Citizens UK, Birmingham ran an event that was both impressive and intimate, with 37 leaders in attendance. Testimony was shared in four themed breakout groups of around ten people, with a chair, timer and note taker each, and with leaders clearly briefed on their themes beforehand. Group themes, such as diaspora, communities, and young people allowed each table to explore experiences of hate and policy solutions

Law Commission evidence hearing


A few leaders were invited to share longer accounts to the room as a whole. There was an horrifying account of the normalised, everyday schoolyard antisemitism faced by a young leader, with jokes about gas chambers often being a daily occurrence, and there was the story of a hijabi Muslim leader being abused in public by an attacker explicitly quoting our Prime Minister’s letterbox comment.

 

 

Different themes such as islamophobia or misogyny, and different perspectives such as those of teachers or students, weren’t separated out but rather woven together in a group session. Rather than simply observing, the Law Commission team were invited to take part in the rounds on each table, where we all shared personal stories of hate we had experienced or witnessed.

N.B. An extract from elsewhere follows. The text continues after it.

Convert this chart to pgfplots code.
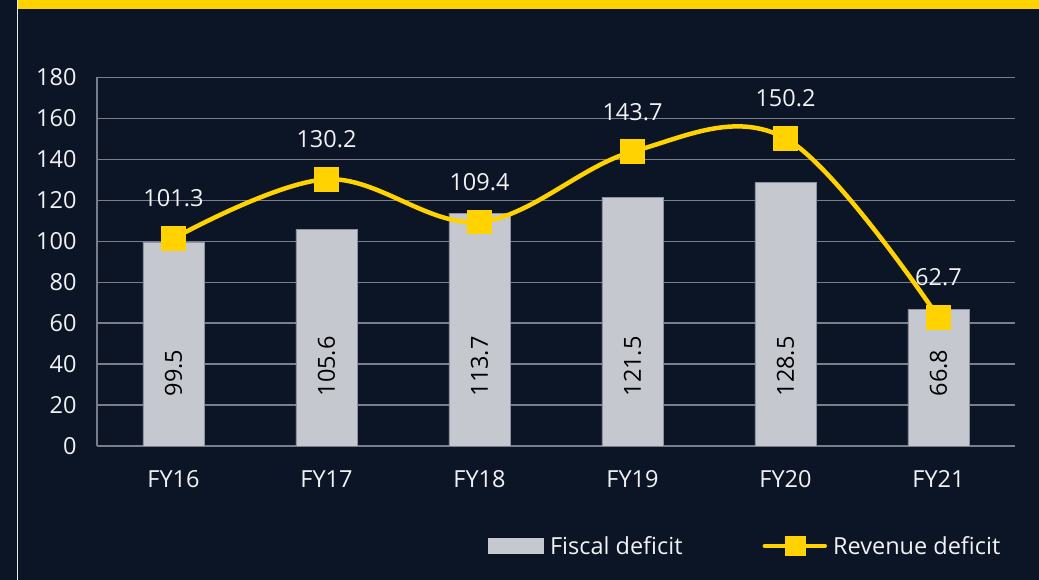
\documentclass[border=0pt]{standalone}
\usepackage{fontspec}
\setmainfont{Open Sans}
\usepackage{pgfplots}
\pgfplotsset{compat=1.18}
\definecolor{bg}{HTML}{0B1526}
\definecolor{gridc}{HTML}{7A7E8A}
\definecolor{barfill}{HTML}{C6C8D0}
\definecolor{bardraw}{HTML}{8E929E}
\definecolor{ey}{HTML}{FFD200}
\definecolor{txt}{HTML}{F2F2F4}
\newcommand\cf{\fontsize{23.5}{28}\selectfont}
\pgfplotstableread{
x fd rd
0 99.5 101.3
1 105.6 130.2
2 113.7 109.4
3 121.5 143.7
4 128.5 150.2
5 66.8 62.7
}\data
\begin{document}
\begin{tikzpicture}
\useasboundingbox (0,0) rectangle (1039pt,580pt);
\fill[bg] (0,0) rectangle (1039pt,580pt);
\fill[ey] (17.5pt,571pt) rectangle (1039pt,580pt);
\draw[color=white!85!gray, line width=1.2pt] (17.5pt,0pt) -- (17.5pt,580pt);
\begin{axis}[
  at={(97pt,134pt)}, anchor=south west,
  scale only axis, width=918pt, height=368.7pt,
  xmin=-0.5, xmax=5.5, ymin=0, ymax=180,
  ytick={0,20,...,180},
  xtick={0,...,5},
  xticklabels={FY16,FY17,FY18,FY19,FY20,FY21},
  extra x ticks={-0.5,0.5,...,5.5},
  extra x tick labels={},
  extra x tick style={grid=none, major tick length=7pt, tick style={draw=gridc, line width=1.2pt}},
  tick align=outside,
  xtick style={draw=none},
  ytick style={draw=none},
  ymajorgrids,
  grid style={draw=gridc, line width=1.2pt},
  axis x line*=bottom, axis y line*=left,
  axis line style={draw=gridc, line width=1.2pt, -},
  /pgf/number format/assume math mode=true,
  tick label style={font=\cf, text=txt},
  yticklabel style={inner sep=0pt, xshift=-16pt},
  xticklabel style={inner sep=0pt, yshift=-20pt},
  legend style={at={(0.426,-0.271)}, anchor=west, draw=none, fill=none,
    inner sep=0pt, font=\cf, text=txt, legend columns=2,
    /tikz/every odd column/.append style={column sep=4pt},
    /tikz/every even column/.append style={column sep=78pt}},
]
\addplot[ybar, bar width=0.4, fill=barfill, draw=bardraw, line width=0.8pt,
  visualization depends on={\thisrow{fd} \as \fdval},
  nodes near coords,
  every node near coord/.append style={font=\cf, text=black, inner sep=0pt,
     yshift={(24-\fdval)*2.0483pt}, rotate=90, anchor=west},
  legend image code/.code={\fill[barfill] (0pt,-7.5pt) rectangle (55pt,7.5pt);}
] table[x=x, y=fd] {\data};
\addlegendentry{Fiscal deficit}
\addplot[smooth, tension=0.6, color=ey, line width=4.5pt, mark=square*, mark size=10pt,
  mark options={fill=ey, draw=none},
  nodes near coords,
  every node near coord/.append style={font=\cf, text=txt, inner sep=0pt, anchor=south, yshift=29pt},
  legend image code/.code={
    \draw[ey, line width=4.5pt, line cap=round] (0pt,0pt) -- (60pt,0pt);
    \fill[ey] (22pt,-8pt) rectangle (39pt,8pt);}
] table[x=x, y=rd] {\data};
\addlegendentry{Revenue deficit}
\end{axis}
\end{tikzpicture}
\end{document}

These testimonies highlighted the different drivers of hate and the failure of institutions at range of scales to respond appropriately. This message was brought home by Chris Allen, a leader and academic who gave us a short lesson on the role of social environments in creating ‘permission to hate’ and who challenged the law commission to look beyond immediate perpetrators to those who enabled them, if they wanted to make a meaningful difference.



The event concluded with two powerful stories of actions in Birmingham, involving community iftars in areas with few Muslim residents, and of a project in schools to get new generations to remember and connect with the legacy of the holocaust. Birmingham leaders used the event to highlight the potential for local action, not least around upcoming elections, and the evaluation revealed a room full of anger, but also one feeling a sense of solidarity’s and a renewed motivation to act.

These visits really brought the issues and stakes home for many of us, and highlighted a range of opportunities – not only with the law commission – to push for local and national change. Out of them we have an emerging national leaders’ team on hate crime, as well as plenty more to do!